In a recent review of research on creativity, Sternberg and Lubart (1996) found that most approaches to the topic have been unidimensional, choosing to focus on one or another aspect of creativity to the neglect of others. This tendency to isolate a single dimension of the topic has had the effect of distorting the findings of research; a single feature (say, cognitive processes) is taken to be the whole of creativity, while other equally important features (say, motivation or cultural context) are ignored (Sternberg & Lubart, 1996). Along with a number of others (e.g., Csikszentmihalyi, 1988a, 1988b; Feldhusen & Goh, 1995; Feldman, 1990; Gardner, 1993; Simonton, 1988), Sternberg and Lubart (1996) recommend a multidimensional approach to the study of creativity:
We believe that confluence theories offer a relatively newer and more promising approach to the study of creativity.
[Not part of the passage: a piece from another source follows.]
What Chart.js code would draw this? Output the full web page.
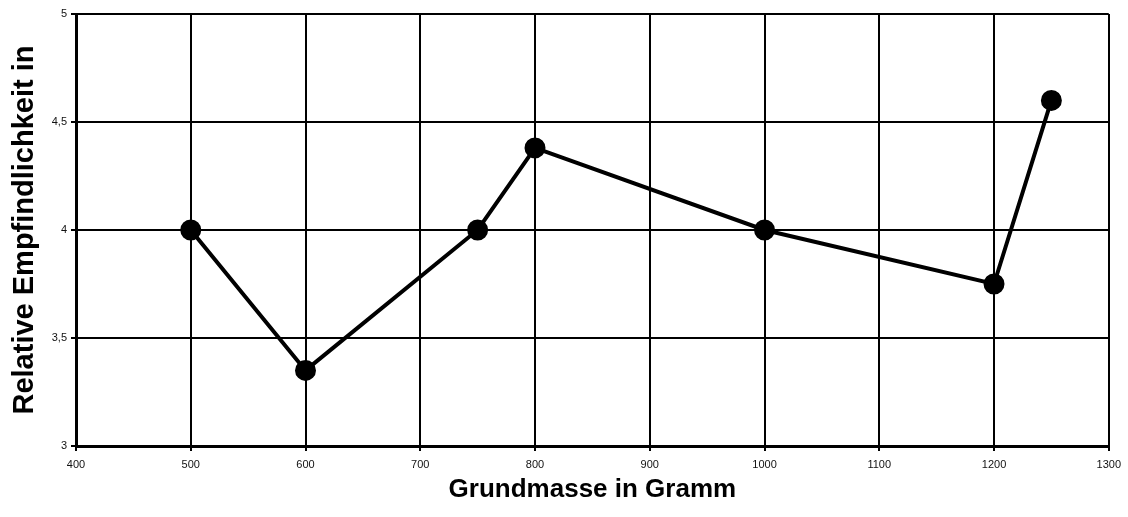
<!DOCTYPE html>
<html>
<head>
<meta charset="utf-8">
<script src="https://cdn.jsdelivr.net/npm/chart.js@4"></script>
<style>
  html, body { margin: 0; padding: 0; background: #fff; }
  #wrap { width: 1128px; height: 517px; }
</style>
</head>
<body>
<div id="wrap"><canvas id="grafica"></canvas></div>
<script>
const grundmasse = [500, 600, 750, 800, 1000, 1200, 1250];
const empfindlichkeit = [4.0, 3.35, 4.0, 4.38, 4.0, 3.75, 4.6];
const xTicks = [400, 500, 600, 700, 800, 900, 1000, 1100, 1200, 1300];
const yTicks = [3, 3.5, 4, 4.5, 5];

const ctx = document.getElementById('grafica').getContext('2d');
new Chart(ctx, {
  type: 'scatter',
  data: {
    datasets: [{
      label: 'Relative Empfindlichkeit',
      data: grundmasse.map((x, i) => ({ x: x, y: empfindlichkeit[i] })),
      showLine: true,
      borderColor: '#000',
      backgroundColor: '#000',
      borderWidth: 4,
      pointRadius: 8.5,
      pointHoverRadius: 8.5,
      tension: 0
    }]
  },
  options: {
    responsive: true,
    maintainAspectRatio: false,
    animation: false,
    layout: { padding: { left: 0, right: 8, top: 14, bottom: 0 } },
    plugins: {
      legend: { display: false },
      tooltip: { enabled: false }
    },
    scales: {
      x: {
        type: 'linear',
        min: 400,
        max: 1300,
        afterBuildTicks: s => { s.ticks = xTicks.map(v => ({ value: v })); },
        afterFit: s => { s.height = 71; },
        ticks: {
          color: '#111',
          font: { family: 'Liberation Sans, Arial', size: 11 },
          padding: 7,
          callback: v => String(v)
        },
        grid: { color: '#000', lineWidth: 2, tickLength: 5, tickColor: '#000' },
        border: { color: '#000', width: 3 },
        title: {
          display: true,
          text: 'Grundmasse in Gramm',
          color: '#000',
          font: { family: 'Liberation Sans, Arial', size: 26, weight: 'bold' },
          padding: { top: 0, bottom: 12 }
        }
      },
      y: {
        min: 3,
        max: 5,
        afterBuildTicks: s => { s.ticks = yTicks.map(v => ({ value: v })); },
        afterFit: s => { s.width = 76; },
        ticks: {
          color: '#111',
          font: { family: 'Liberation Sans, Arial', size: 11 },
          padding: 4,
          callback: v => String(v).replace('.', ',')
        },
        grid: { color: '#000', lineWidth: 2, tickLength: 5, tickColor: '#000' },
        border: { color: '#000', width: 3 },
        title: {
          display: true,
          text: 'Relative Empfindlichkeit in',
          color: '#000',
          font: { family: 'Liberation Sans, Arial', size: 29, weight: 'bold' },
          padding: { top: 8, bottom: 0 }
        }
      }
    }
  }
});
</script>
</body>
</html>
They … are based in psychological theory and are susceptible to experimental test; they use concepts from the mainstream of psychological theory and research; they do not attempt to view creativity as a special case of ordinary representation and process; and, perhaps most important, they are multidisciplinary, calling upon the various aspects of psychology, (p. 686)
This chapter will follow the recent trend toward conceptualizing creativity as a multidimensional construct, and creative accomplishment as representing the interaction or confluence among these dimensions (Gardner, 1983/1993, 1988, 1989; Sternberg & Lubart, 1996).